Computer-Aided Design (CAD) Tools: CAD tools are essential for designing thermal management systems, from developing cooling channels to integrating heat exchangers and thermal shields within a vehicle’s architecture. Modern CAD software enables designers to:
- Create 3D models of thermal components and analyze how they fit within the vehicle’s compact space.
- Optimize component placement to maximize cooling efficiency while minimizing impact on the vehicle’s weight and aerodynamics.
- Incorporate advanced materials with higher thermal conductivity or better insulation properties to improve heat dissipation.
By facilitating precise design and quick modifications, CAD tools help engineers create more effective thermal management solutions that can be directly integrated into production models.
Simulation Technologies: Simulation tools allow for rigorous thermal analysis, helping manufacturers evaluate the performance of different thermal systems under various conditions:
- Computational Fluid Dynamics (CFD) simulations are crucial for analyzing fluid flow and heat transfer within cooling systems. CFD can simulate airflow patterns and heat distribution across radiators, cooling channels, and battery packs, enabling engineers to optimize cooling mechanisms before physical testing.
- Thermal-Finite Element Analysis (FEA) tools simulate the thermal stresses that different components may experience over time. This helps in designing more resilient and long-lasting thermal management systems.
- Multiphysics simulations combine thermal, mechanical, and electrical analyses, enabling a more comprehensive evaluation of thermal interactions and heat management strategies across the entire vehicle.
Simulation technologies not only enhance the speed of development but also reduce costs by minimizing the need for physical prototyping.
Virtual Prototyping and Testing: Virtual prototyping enables manufacturers to create a virtual representation of the entire vehicle and its thermal management system. This approach allows for:
- Iterative design testing in a risk-free digital environment, helping engineers identify thermal inefficiencies and make design adjustments early in the process.

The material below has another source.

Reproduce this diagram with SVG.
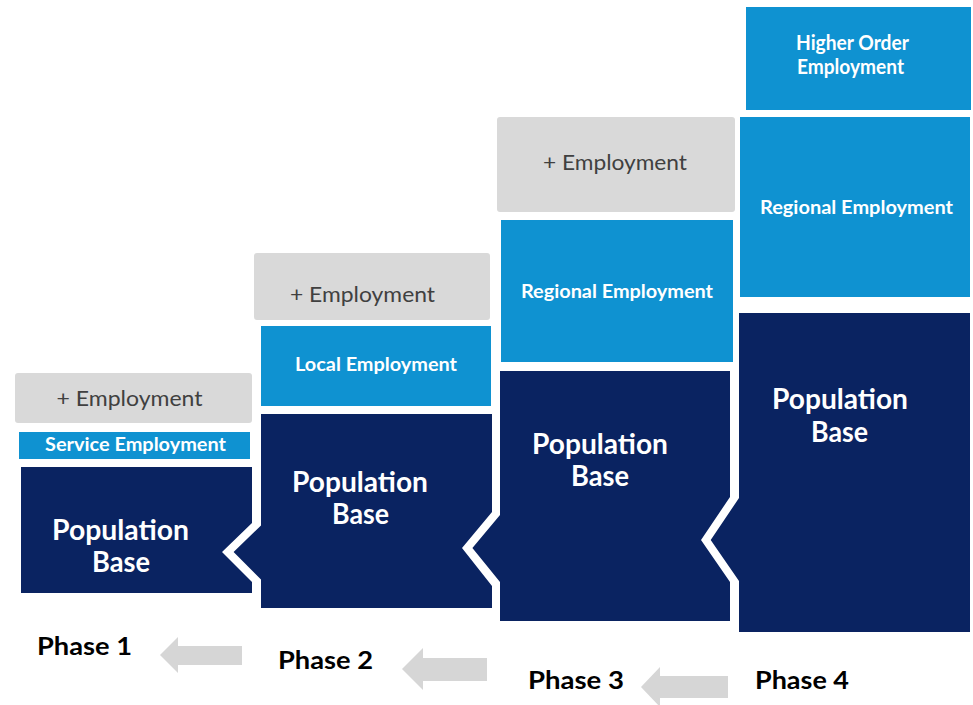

- Integrating subsystems, such as battery cooling, cabin heating, and power electronics, to evaluate how different thermal management solutions interact with each other.
- Validating designs against regulatory standards and safety benchmarks, ensuring compliance without the costs associated with physical crash testing or thermal failure testing.
Virtual prototyping can significantly reduce the time-to-market for new models while ensuring that thermal performance remains reliable and safe.
See also: Smart Manufacturing Essential for the Transition to EVs
A Final Word about Overcoming EV Thermal Management Issues
The shift towards hybrid-electric and fully electric vehicles brings new thermal management challenges. However, advanced design technologies, such as digital twins, CAD tools, simulations, and virtual prototyping, are helping auto manufacturers address these challenges.
By integrating these technologies into the design process, manufacturers can optimize thermal systems, enhance vehicle performance, extend component life, and ensure passenger safety—all while accelerating the development cycle.